As I climb into adulthood, I understand more and more where I stand in the industry. And as I get older, I start to understand more about stardom and what “being famous” really means.

Being famous means that you are somehow or someway famous people are associated with social media or media. And EVERYONE seems to know about EVERYTHING about your business. Whether you like it or not.

Sometimes you are famous because you are ACTUALLY good at something… other times you are not.

Either way, I read Anna Kendrick’s book about her upbringing and her world of “being famous”.  She puts in best by saying:

“I still had a tar stain in the middle of my living room floor while I was on tour promoting Up in the Air.”

… You have to read the book as to why she has a tar stain in the middle of the floor but the point is, even though she was already a household name, she still didn’t have a lot of money or ties to her name yet. And I believe she was nominated for an award for that movie.

It’s a hard lesson to learn but you have to stop comparing yourself to other people. It always looks like someone is doing better than you but the truth is, we all have a tar stain in the middle of the floor.

 

Go the Distance

So I worked on my very first music video. Like legit music video with a very well known country artist. And I’m not going to lie, it was a lot of work, but I really like it and what film entails.

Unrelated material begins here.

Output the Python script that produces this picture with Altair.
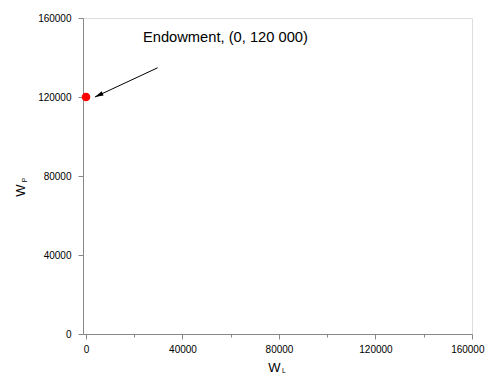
import altair as alt
import pandas as pd

# Data
endow_x = [0]
endow_y = [120000]
annotation_text = ["Endowment, (0, 120 000)"]
tick_values = list(range(0, 160001, 20000))

# annotation anchors (data units)
label_anchor = {"x": [23600], "y": [149900]}
arrow_from = {"x": [29700], "y": [134800]}
arrow_to = {"x": [3700], "y": [120000]}

FONT = "Liberation Sans"

xscale = alt.Scale(domain=[-1243, 160000], nice=False, zero=False)
yscale = alt.Scale(domain=[0, 160000], nice=False)

major_test = "datum.value % 40000 === 0"
label_expr = "datum.value % 40000 === 0 ? datum.label : ''"

xaxis = alt.Axis(
    values=tick_values, format="d", labelExpr=label_expr, grid=False,
    tickSize={"condition": {"test": major_test, "value": 5}, "value": 3},
    labelFlush=2, labelFlushOffset=12, labelOverlap=False, labelPadding=5,
    title="W", titleFontSize=13, titleFontWeight="normal", titleFont=FONT,
    titleX=191, titleY=37, titleBaseline="alphabetic", titleAlign="center",
)
yaxis = alt.Axis(
    values=tick_values, format="d", labelExpr=label_expr, grid=False,
    tickSize={"condition": {"test": major_test, "value": 5}, "value": 3},
    labelFlush=False, labelOverlap=False, labelPadding=7,
    title="W", titleFontSize=13, titleFontWeight="normal", titleFont=FONT,
    titleAngle=270, titleX=-59, titleY=172, titleBaseline="alphabetic", titleAlign="center",
)

pts = pd.DataFrame({"x": endow_x, "y": endow_y})
base = alt.Chart(pts).mark_point(
    filled=True, shape="circle", size=75, color="#ff0000", opacity=1
).encode(
    x=alt.X("x:Q", scale=xscale, axis=xaxis),
    y=alt.Y("y:Q", scale=yscale, axis=yaxis),
)

arrow_df = pd.DataFrame({
    "x": arrow_from["x"], "y": arrow_from["y"],
    "x2": arrow_to["x"], "y2": arrow_to["y"],
})
arrow_line = alt.Chart(arrow_df).mark_rule(color="black", strokeWidth=1).encode(
    x=alt.X("x:Q", scale=xscale), y=alt.Y("y:Q", scale=yscale),
    x2="x2:Q", y2="y2:Q",
)
head_df = pd.DataFrame({"x": arrow_to["x"], "y": arrow_to["y"]})
arrow_head = alt.Chart(head_df).mark_point(
    shape="M0,0 L-0.45,1.7 L0.45,1.7 Z", filled=True, color="black",
    size=100, angle=245, opacity=1,
).encode(x=alt.X("x:Q", scale=xscale), y=alt.Y("y:Q", scale=yscale))

lab_df = pd.DataFrame({"x": label_anchor["x"], "y": label_anchor["y"], "t": annotation_text})
label = alt.Chart(lab_df).mark_text(
    align="left", baseline="middle", font=FONT, fontSize=14.7, color="black"
).encode(x=alt.X("x:Q", scale=xscale), y=alt.Y("y:Q", scale=yscale), text="t:N")

sub_l = alt.Chart(pd.DataFrame({"t": ["L"]})).mark_text(
    align="left", baseline="alphabetic", font=FONT, fontSize=7, color="black"
).encode(x=alt.value(199), y=alt.value(355), text="t:N")
sub_p = alt.Chart(pd.DataFrame({"t": ["P"]})).mark_text(
    align="center", baseline="alphabetic", font=FONT, fontSize=7, color="black", angle=270
).encode(x=alt.value(-56), y=alt.value(162), text="t:N")

chart = alt.layer(base, arrow_line, arrow_head, label, sub_l, sub_p).properties(
    width=389, height=316,
    autosize=alt.AutoSizeParams(type="none"),
    padding={"left": 75, "top": 10, "right": 13, "bottom": 41},
).configure_view(stroke=None).configure_axis(
    domainColor="black", tickColor="black", labelColor="black", titleColor="black",
    labelFont=FONT, labelFontSize=11.5, domainWidth=1, tickWidth=1,
).configure(background="white")

chart.save("out.html", embed_options={"renderer": "svg", "actions": False})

However, as much of an animal I am when it comes to working, I will say I really, really do enjoy working my live events.

I guess the thrill of getting it right on the first time is just an adrenaline rush. When you work with film, you have to get the shot from three to five different angles. Which is fine, but that means you have multiple opportunities to get it right. When you do events live, you either get it right or you don’t.

But I’m very happy I’m getting more film work. Because now I can officially say I have experience on tour, festivals, corporate events, venues, reality TV and music videos. Which for me is a big deal because lets be honest, everyone wants a piece of the pie. I’m lucky to get a slice.

Don’t Give Up

For the first time ever, I really enjoy being home for Christmas. I haven’t done much since I have been here but living in nostalgia… Is that how you use it?

Anyways, I’m really excited because my dad got me a keyboard/synthesizer and I’m bringing back my saxophone to Nashville. Needless to say, I hope I get my musicianship back and hope that things will be great next year.

As I told my parents last night, I want to do it all. I want to be able to say everything I’ve ever wanted to do, I conquered and did well at it.

Music is always one of my biggest obstacles, I’ve always been able to play and read. And I was once really, really good. But life got in the way, so I hope this time it doesn’t.

Do I need a bit of practice, sure, I’ll admit it! But at one point in time, everyone did.

I hope that everything falls into place.